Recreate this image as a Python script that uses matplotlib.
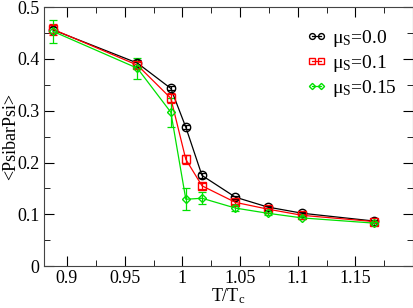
import matplotlib
matplotlib.use("Agg")
import matplotlib.pyplot as plt
from matplotlib.ticker import MultipleLocator
from matplotlib.lines import Line2D

plt.rcParams['font.family'] = ['Liberation Serif', 'DejaVu Serif']
plt.rcParams['mathtext.fontset'] = 'custom'
plt.rcParams['mathtext.rm'] = 'Liberation Serif'
plt.rcParams['mathtext.it'] = 'Liberation Serif'

T = [0.888, 0.961, 0.990, 1.003, 1.017, 1.046, 1.074, 1.104, 1.166]
psi_00 = [0.456, 0.392, 0.343, 0.268, 0.175, 0.133, 0.114, 0.102, 0.087]
err_00 = [0.006, 0.005, 0.004, 0.004, 0.004, 0.003, 0.002, 0.002, 0.002]
psi_01 = [0.457, 0.388, 0.324, 0.206, 0.155, 0.123, 0.110, 0.098, 0.086]
err_01 = [0.010, 0.006, 0.010, 0.008, 0.006, 0.004, 0.003, 0.002, 0.002]
psi_015 = [0.453, 0.382, 0.297, 0.129, 0.131, 0.112, 0.102, 0.093, 0.083]
err_015 = [0.022, 0.020, 0.028, 0.021, 0.012, 0.005, 0.004, 0.003, 0.003]
labels = [r'$\mu_{\rm S}$=0.0', r'$\mu_{\rm S}$=0.1', r'$\mu_{\rm S}$=0.15']

fig = plt.figure(figsize=(4.14, 3.08), dpi=100)
ax = fig.add_axes([0.106, 0.136, 0.892, 0.841])

series = [(psi_00, err_00, 'black', 'o', 6), (psi_01, err_01, 'red', 's', 5.5),
          (psi_015, err_015, '#00e000', 'D', 4.5)]
handles = []
for (y, e, c, m, ms), lab in zip(series, labels):
    ax.errorbar(T, y, yerr=e, color=c, marker=m, mfc='none', mec=c, ms=ms, lw=0.9,
                elinewidth=0.9, capsize=3, capthick=0.9)
    handles.append(Line2D([], [], color=c, marker=m, mfc='none', mec=c,
                          ms=ms * 0.7, lw=0.9, label=lab))

ax.set_xlim(0.88, 1.2)
ax.set_ylim(0, 0.5)
ax.xaxis.set_minor_locator(MultipleLocator(0.025))
ax.yaxis.set_minor_locator(MultipleLocator(0.05))
ax.set_xticks([0.9, 0.95, 1.0, 1.05, 1.1, 1.15])
ax.set_xticklabels(['0.9', '0.95', '1', '1.05', '1.1', '1.15'])
ax.set_yticks([0, 0.1, 0.2, 0.3, 0.4, 0.5])
ax.set_yticklabels(['0', '0.1', '0.2', '0.3', '0.4', '0.5'])
ax.tick_params(which='both', direction='in', top=True, right=True, labelsize=13, pad=3)
ax.tick_params(which='major', length=7)
ax.tick_params(which='minor', length=4)
for s in ax.spines.values():
    s.set_color('#444444')
ax.set_xlabel(r'T/T$_{\rm c}$', fontsize=13, labelpad=-1)
ax.set_ylabel('<PsibarPsi>', fontsize=13)
ax.yaxis.set_label_coords(-0.066, 0.5)

ax.legend(handles=handles, loc='upper left', bbox_to_anchor=(0.71, 0.92), frameon=False,
          fontsize=14, handlelength=1.05, handletextpad=0.3, labelspacing=0.2,
          numpoints=2, borderaxespad=0, borderpad=0)

fig.savefig('out.png', dpi=100)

What needs to be done →
Write the material out again exactly as it appears, dropping the pictures.

Exercise output →
Recreate this image as a Python script that uses matplotlib.
import matplotlib
matplotlib.use("Agg")
import matplotlib.pyplot as plt
from matplotlib.ticker import MultipleLocator
from matplotlib.lines import Line2D

plt.rcParams['font.family'] = ['Liberation Serif', 'DejaVu Serif']
plt.rcParams['mathtext.fontset'] = 'custom'
plt.rcParams['mathtext.rm'] = 'Liberation Serif'
plt.rcParams['mathtext.it'] = 'Liberation Serif'

T = [0.888, 0.961, 0.990, 1.003, 1.017, 1.046, 1.074, 1.104, 1.166]
psi_00 = [0.456, 0.392, 0.343, 0.268, 0.175, 0.133, 0.114, 0.102, 0.087]
err_00 = [0.006, 0.005, 0.004, 0.004, 0.004, 0.003, 0.002, 0.002, 0.002]
psi_01 = [0.457, 0.388, 0.324, 0.206, 0.155, 0.123, 0.110, 0.098, 0.086]
err_01 = [0.010, 0.006, 0.010, 0.008, 0.006, 0.004, 0.003, 0.002, 0.002]
psi_015 = [0.453, 0.382, 0.297, 0.129, 0.131, 0.112, 0.102, 0.093, 0.083]
err_015 = [0.022, 0.020, 0.028, 0.021, 0.012, 0.005, 0.004, 0.003, 0.003]
labels = [r'$\mu_{\rm S}$=0.0', r'$\mu_{\rm S}$=0.1', r'$\mu_{\rm S}$=0.15']

fig = plt.figure(figsize=(4.14, 3.08), dpi=100)
ax = fig.add_axes([0.106, 0.136, 0.892, 0.841])

series = [(psi_00, err_00, 'black', 'o', 6), (psi_01, err_01, 'red', 's', 5.5),
          (psi_015, err_015, '#00e000', 'D', 4.5)]
handles = []
for (y, e, c, m, ms), lab in zip(series, labels):
    ax.errorbar(T, y, yerr=e, color=c, marker=m, mfc='none', mec=c, ms=ms, lw=0.9,
                elinewidth=0.9, capsize=3, capthick=0.9)
    handles.append(Line2D([], [], color=c, marker=m, mfc='none', mec=c,
                          ms=ms * 0.7, lw=0.9, label=lab))

ax.set_xlim(0.88, 1.2)
ax.set_ylim(0, 0.5)
ax.xaxis.set_minor_locator(MultipleLocator(0.025))
ax.yaxis.set_minor_locator(MultipleLocator(0.05))
ax.set_xticks([0.9, 0.95, 1.0, 1.05, 1.1, 1.15])
ax.set_xticklabels(['0.9', '0.95', '1', '1.05', '1.1', '1.15'])
ax.set_yticks([0, 0.1, 0.2, 0.3, 0.4, 0.5])
ax.set_yticklabels(['0', '0.1', '0.2', '0.3', '0.4', '0.5'])
ax.tick_params(which='both', direction='in', top=True, right=True, labelsize=13, pad=3)
ax.tick_params(which='major', length=7)
ax.tick_params(which='minor', length=4)
for s in ax.spines.values():
    s.set_color('#444444')
ax.set_xlabel(r'T/T$_{\rm c}$', fontsize=13, labelpad=-1)
ax.set_ylabel('<PsibarPsi>', fontsize=13)
ax.yaxis.set_label_coords(-0.066, 0.5)

ax.legend(handles=handles, loc='upper left', bbox_to_anchor=(0.71, 0.92), frameon=False,
          fontsize=14, handlelength=1.05, handletextpad=0.3, labelspacing=0.2,
          numpoints=2, borderaxespad=0, borderpad=0)

fig.savefig('out.png', dpi=100)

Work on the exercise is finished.